* [WORK TO COMPLETE]: Every line of the listing must be reproduced as it stands. Leave the images behind.

* [AVAILABLE DATA]:
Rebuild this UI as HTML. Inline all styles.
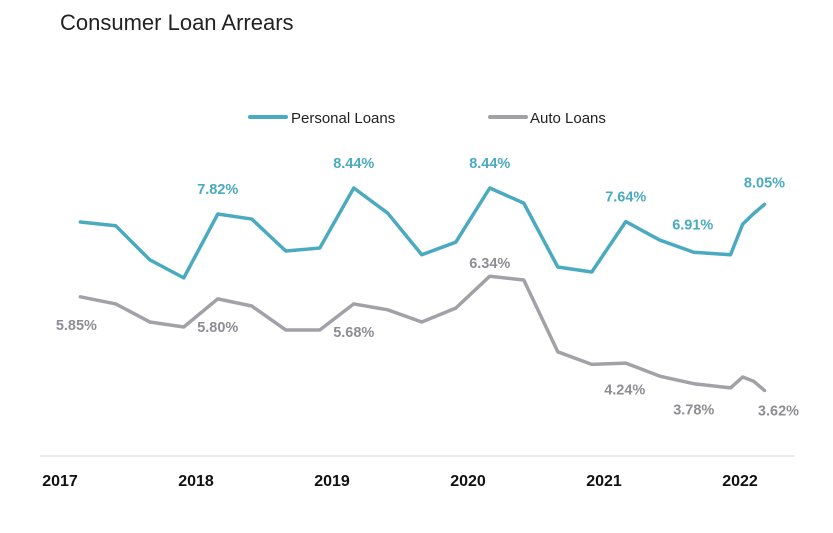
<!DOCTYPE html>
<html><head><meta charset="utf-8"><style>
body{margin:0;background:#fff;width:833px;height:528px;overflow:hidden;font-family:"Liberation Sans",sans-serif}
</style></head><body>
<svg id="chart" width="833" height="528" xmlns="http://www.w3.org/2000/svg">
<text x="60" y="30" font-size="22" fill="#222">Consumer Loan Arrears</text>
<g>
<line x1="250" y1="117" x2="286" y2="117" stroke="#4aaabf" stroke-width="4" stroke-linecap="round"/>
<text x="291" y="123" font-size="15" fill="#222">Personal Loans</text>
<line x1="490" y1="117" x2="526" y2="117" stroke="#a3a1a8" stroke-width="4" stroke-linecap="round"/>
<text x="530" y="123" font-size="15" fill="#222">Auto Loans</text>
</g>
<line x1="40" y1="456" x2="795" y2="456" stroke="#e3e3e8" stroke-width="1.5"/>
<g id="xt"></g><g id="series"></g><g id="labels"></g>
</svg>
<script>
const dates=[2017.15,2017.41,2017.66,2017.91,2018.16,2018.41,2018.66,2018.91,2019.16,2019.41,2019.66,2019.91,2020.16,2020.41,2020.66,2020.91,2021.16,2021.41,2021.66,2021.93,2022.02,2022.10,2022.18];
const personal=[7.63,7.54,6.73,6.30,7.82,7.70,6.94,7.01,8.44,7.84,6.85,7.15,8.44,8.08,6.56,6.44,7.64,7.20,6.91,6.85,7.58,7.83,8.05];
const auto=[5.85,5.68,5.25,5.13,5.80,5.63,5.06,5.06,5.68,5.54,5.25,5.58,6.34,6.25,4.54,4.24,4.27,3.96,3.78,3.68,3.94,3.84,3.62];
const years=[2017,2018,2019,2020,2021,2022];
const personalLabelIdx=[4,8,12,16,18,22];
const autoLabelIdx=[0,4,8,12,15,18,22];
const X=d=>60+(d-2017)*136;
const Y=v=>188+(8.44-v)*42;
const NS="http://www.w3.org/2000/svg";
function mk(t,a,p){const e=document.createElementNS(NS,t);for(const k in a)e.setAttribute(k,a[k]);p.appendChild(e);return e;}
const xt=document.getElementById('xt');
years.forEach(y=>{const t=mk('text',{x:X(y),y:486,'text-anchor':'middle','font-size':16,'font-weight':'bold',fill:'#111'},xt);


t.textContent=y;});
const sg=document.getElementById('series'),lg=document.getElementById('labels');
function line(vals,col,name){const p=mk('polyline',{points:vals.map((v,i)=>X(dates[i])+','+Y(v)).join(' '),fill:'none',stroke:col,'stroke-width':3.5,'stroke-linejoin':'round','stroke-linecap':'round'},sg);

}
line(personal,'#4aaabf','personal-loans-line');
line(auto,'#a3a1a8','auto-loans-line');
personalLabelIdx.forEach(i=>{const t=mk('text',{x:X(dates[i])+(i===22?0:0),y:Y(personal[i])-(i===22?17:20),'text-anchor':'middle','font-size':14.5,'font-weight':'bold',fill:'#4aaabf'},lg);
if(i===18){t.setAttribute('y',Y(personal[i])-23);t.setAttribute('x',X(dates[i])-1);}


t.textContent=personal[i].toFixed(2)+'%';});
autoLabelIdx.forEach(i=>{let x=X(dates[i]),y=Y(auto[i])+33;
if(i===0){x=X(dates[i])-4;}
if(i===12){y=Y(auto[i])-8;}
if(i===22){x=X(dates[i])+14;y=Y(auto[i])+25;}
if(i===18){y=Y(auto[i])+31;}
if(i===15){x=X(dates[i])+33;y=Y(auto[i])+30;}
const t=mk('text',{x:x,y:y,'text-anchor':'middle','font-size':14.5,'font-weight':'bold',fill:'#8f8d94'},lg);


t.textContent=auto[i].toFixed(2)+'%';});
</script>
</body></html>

* [EXERCISE SOLUTION]:
Rebuild this UI as HTML. Inline all styles.
<!DOCTYPE html>
<html><head><meta charset="utf-8"><style>
body{margin:0;background:#fff;width:833px;height:528px;overflow:hidden;font-family:"Liberation Sans",sans-serif}
</style></head><body>
<svg id="chart" width="833" height="528" xmlns="http://www.w3.org/2000/svg">
<text x="60" y="30" font-size="22" fill="#222">Consumer Loan Arrears</text>
<g>
<line x1="250" y1="117" x2="286" y2="117" stroke="#4aaabf" stroke-width="4" stroke-linecap="round"/>
<text x="291" y="123" font-size="15" fill="#222">Personal Loans</text>
<line x1="490" y1="117" x2="526" y2="117" stroke="#a3a1a8" stroke-width="4" stroke-linecap="round"/>
<text x="530" y="123" font-size="15" fill="#222">Auto Loans</text>
</g>
<line x1="40" y1="456" x2="795" y2="456" stroke="#e3e3e8" stroke-width="1.5"/>
<g id="xt"></g><g id="series"></g><g id="labels"></g>
</svg>
<script>
const dates=[2017.15,2017.41,2017.66,2017.91,2018.16,2018.41,2018.66,2018.91,2019.16,2019.41,2019.66,2019.91,2020.16,2020.41,2020.66,2020.91,2021.16,2021.41,2021.66,2021.93,2022.02,2022.10,2022.18];
const personal=[7.63,7.54,6.73,6.30,7.82,7.70,6.94,7.01,8.44,7.84,6.85,7.15,8.44,8.08,6.56,6.44,7.64,7.20,6.91,6.85,7.58,7.83,8.05];
const auto=[5.85,5.68,5.25,5.13,5.80,5.63,5.06,5.06,5.68,5.54,5.25,5.58,6.34,6.25,4.54,4.24,4.27,3.96,3.78,3.68,3.94,3.84,3.62];
const years=[2017,2018,2019,2020,2021,2022];
const personalLabelIdx=[4,8,12,16,18,22];
const autoLabelIdx=[0,4,8,12,15,18,22];
const X=d=>60+(d-2017)*136;
const Y=v=>188+(8.44-v)*42;
const NS="http://www.w3.org/2000/svg";
function mk(t,a,p){const e=document.createElementNS(NS,t);for(const k in a)e.setAttribute(k,a[k]);p.appendChild(e);return e;}
const xt=document.getElementById('xt');
years.forEach(y=>{const t=mk('text',{x:X(y),y:486,'text-anchor':'middle','font-size':16,'font-weight':'bold',fill:'#111'},xt);


t.textContent=y;});
const sg=document.getElementById('series'),lg=document.getElementById('labels');
function line(vals,col,name){const p=mk('polyline',{points:vals.map((v,i)=>X(dates[i])+','+Y(v)).join(' '),fill:'none',stroke:col,'stroke-width':3.5,'stroke-linejoin':'round','stroke-linecap':'round'},sg);

}
line(personal,'#4aaabf','personal-loans-line');
line(auto,'#a3a1a8','auto-loans-line');
personalLabelIdx.forEach(i=>{const t=mk('text',{x:X(dates[i])+(i===22?0:0),y:Y(personal[i])-(i===22?17:20),'text-anchor':'middle','font-size':14.5,'font-weight':'bold',fill:'#4aaabf'},lg);
if(i===18){t.setAttribute('y',Y(personal[i])-23);t.setAttribute('x',X(dates[i])-1);}


t.textContent=personal[i].toFixed(2)+'%';});
autoLabelIdx.forEach(i=>{let x=X(dates[i]),y=Y(auto[i])+33;
if(i===0){x=X(dates[i])-4;}
if(i===12){y=Y(auto[i])-8;}
if(i===22){x=X(dates[i])+14;y=Y(auto[i])+25;}
if(i===18){y=Y(auto[i])+31;}
if(i===15){x=X(dates[i])+33;y=Y(auto[i])+30;}
const t=mk('text',{x:x,y:y,'text-anchor':'middle','font-size':14.5,'font-weight':'bold',fill:'#8f8d94'},lg);


t.textContent=auto[i].toFixed(2)+'%';});
</script>
</body></html>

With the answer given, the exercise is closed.